The switches are as follows:

  • -x = extract
  • -v = verbose
  • -f = file

How To Append Files To A Tar File

If you want to add files into an existing tar file run the following command:

tar -rvf tarfilename /path/to/files

The switches are as follows:

  • -r = Append
  • -v = Verbose
  • -f = Files

How To Append Files Only If They Are Newer

The problem with the previous command is that if you added files that already exist in the tar file they would be overwritten.

If you want to only add files if they are newer than existing files use the following command:

tar -uvf tarfilename /path/to/files

How To Prevent Tar From Overwriting Files Whilst Extracting

If you are extracting a tar file you may not want to overwrite files if they already exist.

This command makes sure that existing files are left alone:

tar -xkvf tarfilename

Only Extract Files That Are Newer Than Existing Files

If you are extracting a tar file you might be happy for files to be overwritten but only if the file in the tar file is newer than the existing file.

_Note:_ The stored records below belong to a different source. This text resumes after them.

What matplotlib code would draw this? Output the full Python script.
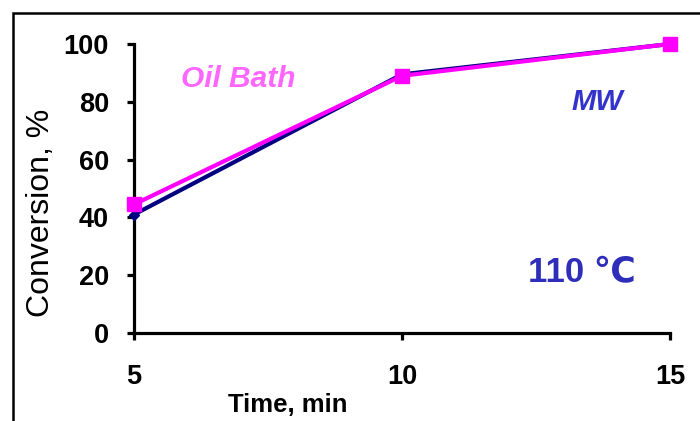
import matplotlib.pyplot as plt
from matplotlib.patches import Rectangle

time_min = [5, 10, 15]
mw_conv = [41, 89.5, 100]
oil_conv = [44.5, 89, 100]
y_ticks = [0, 20, 40, 60, 80, 100]
x_ticks = [5, 10, 15]

plt.rcParams['font.family'] = ['Liberation Sans', 'DejaVu Sans']

fig = plt.figure(figsize=(7, 4.21), dpi=100)
ax = fig.add_axes([134/700, 1-333/421, (670-134)/700, (333-44)/421])

ax.plot(time_min, mw_conv, color='#000080', lw=3, marker='D', ms=5, clip_on=False, zorder=3)
ax.plot(time_min, oil_conv, color='#FF00FF', lw=3, marker='s', ms=9.5, clip_on=False, zorder=4)

ax.set_xlim(5, 15)
ax.set_ylim(0, 100)
ax.set_xticks(x_ticks)
ax.set_yticks(y_ticks)
for s in ['top', 'right']:
    ax.spines[s].set_visible(False)
for s in ['left', 'bottom']:
    ax.spines[s].set_linewidth(2.3)
ax.tick_params(direction='out', length=5, width=2.3, labelsize=19.5)
ax.tick_params(axis='y', pad=13)
ax.tick_params(axis='x', pad=17)
for lab in ax.get_xticklabels() + ax.get_yticklabels():
    lab.set_fontweight('bold')

fig.text(41/700, 1-213/421, 'Conversion, %', fontsize=23, rotation=90,
         ha='center', va='center')
fig.text(288/700, 1-405/421, 'Time, min', fontsize=18.5, fontweight='bold',
         ha='center', va='center')

fig.text(238/700, 1-79/421, 'Oil Bath', color='#FF66FF', fontsize=21.5, fontweight='bold',
         style='italic', ha='center', va='center')
fig.text(597/700, 1-102/421, 'MW', color='#3333CC', fontsize=21, fontweight='bold',
         style='italic', ha='center', va='center')
fig.text(582/700, 1-273/421, '110 \u2103', color='#2E2EBB', fontsize=25, fontweight='bold',
         ha='center', va='center')

# frame border of the original slide
fig.patches.append(Rectangle((13/700, -0.1), 1.2, 1-13/421+0.1, transform=fig.transFigure,
                             fill=False, ec='black', lw=1.8))

fig.savefig('out.png', dpi=100)
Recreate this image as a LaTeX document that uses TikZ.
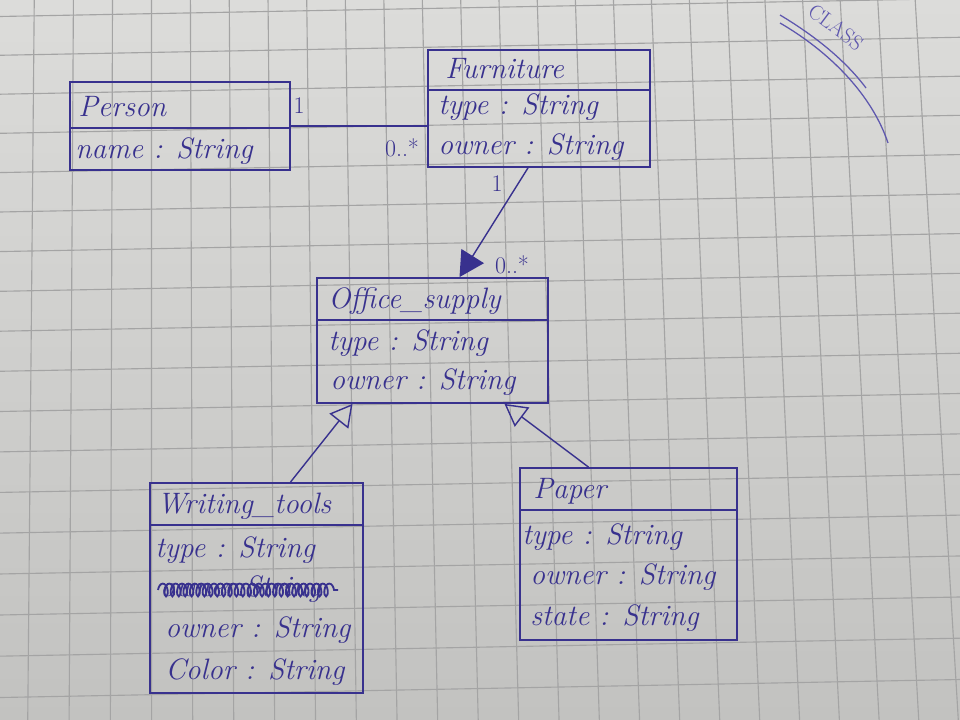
\documentclass[tikz,border=0pt]{standalone}
\usetikzlibrary{arrows.meta,calc,fit,decorations.pathmorphing}
\definecolor{ink}{HTML}{38318E}
\definecolor{inklight}{HTML}{5E57AE}
\definecolor{papertop}{HTML}{DCDCDA}
\definecolor{paperbot}{HTML}{C2C2C0}
\definecolor{gridline}{HTML}{A4A4A4}
\begin{document}
\begin{tikzpicture}[x=0.025cm,y=-0.025cm,
  classbox/.style={draw=ink, line width=1.3pt, inner sep=0pt},
  divider/.style={draw=ink, line width=1.1pt},
  member/.style={anchor=base west, inner sep=0pt, text=ink,
    font=\fontsize{21}{24}\selectfont\itshape},
  mult/.style={inner sep=0pt, text=ink, font=\fontsize{17}{20}\selectfont},
  assoc/.style={draw=ink, line width=1pt},
  navarrow/.style={assoc, -{Triangle[length=0.62cm, width=0.66cm]}},
  genarrow/.style={assoc, -{Triangle[open, length=0.55cm, width=0.6cm, line width=1pt]}},
  gridstroke/.style={draw=gridline, line width=0.8pt},
]
\useasboundingbox (0,0) rectangle (960,720);

% squared paper
\fill[top color=papertop, bottom color=paperbot] (0,0) rectangle (960,720);
\begin{scope}
  \clip (0,0) rectangle (960,720);
  \foreach \k in {0,...,23} {
    \pgfmathsetmacro\xo{31+40.3*\k-0.04*\k*\k}
    \pgfmathsetmacro\xt{\xo-(\xo-150)*0.0274}
    \pgfmathsetmacro\xb{\xo+(\xo-150)*0.0274}
    \draw[gridstroke] (\xt,0) -- (\xb,720);
  }
  \foreach \k in {-5,...,13} {
    \pgfmathsetmacro\yl{212+39.5*\k+0.08*\k*\k}
    \draw[gridstroke] (0,\yl) -- (960,\yl-18);
  }
\end{scope}

% class boxes
\coordinate (p1) at (70,82);   \coordinate (p2) at (290,170);
\coordinate (f1) at (428,50);  \coordinate (f2) at (650,167);
\coordinate (o1) at (317,278); \coordinate (o2) at (548,403);
\coordinate (w1) at (150,483); \coordinate (w2) at (363,693);
\coordinate (q1) at (520,468); \coordinate (q2) at (737,640);

\node[classbox, fit=(p1)(p2)] (person) {};
\node[classbox, fit=(f1)(f2)] (furniture) {};
\node[classbox, fit=(o1)(o2)] (office) {};
\node[classbox, fit=(w1)(w2)] (writing) {};
\node[classbox, fit=(q1)(q2)] (paper) {};

\draw[divider] (person.west |- 0,128) -- (person.east |- 0,128);
\draw[divider] (furniture.west |- 0,90) -- (furniture.east |- 0,90);
\draw[divider] (office.west |- 0,320) -- (office.east |- 0,320);
\draw[divider] (writing.west |- 0,525) -- (writing.east |- 0,525);
\draw[divider] (paper.west |- 0,510) -- (paper.east |- 0,510);

% Person
\node[member] (pname) at (78,117) {Person};
\node[member] (pattr) at (75,159) {name : String};

% Furniture
\node[member] (fname) at (445,79) {Furniture};
\node[member] (ftype) at (438,115) {type : String};
\node[member] (fown) at (438,155) {owner : String};

% Office_supply
\node[member] (oname) at (328,309) {Office\_supply};
\node[member] (otype) at (328,351) {type : String};
\node[member] (oown) at (330,390) {owner : String};

% Writing_tools
\node[member] (wname) at (157,514) {Writing\_tools};
\node[member] (wtype) at (155,557) {type : String};
\node[member] (wcross) at (160,597) {owner:String};
\draw[ink, line width=1.3pt, decorate,
  decoration={coil, amplitude=0.16cm, segment length=0.16cm}]
  (158,590) -- (338,590);
\node[member] (wown) at (165,637) {owner : String};
\node[member] (wcol) at (165,679) {Color : String};

% Paper
\node[member] (qname) at (533,499) {Paper};
\node[member] (qtype) at (522,544) {type : String};
\node[member] (qown) at (530,584) {owner : String};
\node[member] (qstate) at (530,625) {state : String};

% associations
\draw[assoc] (person.east) -- (furniture.west |- person.east);
\node[mult] (m1) at (299,106) {1};
\node[mult] (m2) at (402,148) {0..*};

\draw[navarrow] ($(furniture.south)+(-11,0)$) -- ($(office.north)+(27,0)$);
\node[mult] (m3) at (497,184) {1};
\node[mult] (m4) at (512,265) {0..*};

% generalizations
\draw[genarrow] ($(writing.north)+(34,0)$) -- ($(office.south)+(-80,0)$);
\draw[genarrow] ($(paper.north)+(-40,0)$) -- ($(office.south)+(72,0)$);

% corner title
\node[inner sep=0pt, text=inklight, rotate=-37,
  font=\fontsize{15}{18}\selectfont] (title) at (836,27) {CLASS};
\draw[inklight, line width=0.9pt] (780,15) .. controls (815,36) and (845,60) .. (866,88);
\draw[inklight, line width=0.9pt] (780,23) .. controls (830,52) and (872,95) .. (888,143);
\end{tikzpicture}
\end{document}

The following command shows how to do this:

tar --keep-newer-files -xvf tarfilename

How To Remove Files After Adding Them To A Tar File

A tar file remains uncompressed so if you had a 400-gigabyte file to a tar file you will have a 400-gigabyte file in its original location and tar file with a 400-gigabyte file in it.

You may wish to remove the original file when it is added to a tar file.

 

The following command shows how to do this:

tar --remove-files -cvf tarfilename /path/to/files

Compress A Tar File When You Create It

To compress a tar file as soon as it is created use the following command:

tar -cvfz tarfilename /path/to/files

Summary

The tar command has dozens of switches and more information can be found by using the man tar command or by running tar --help.

This guide provides the basics that most people need to know for creating and extracting tar files.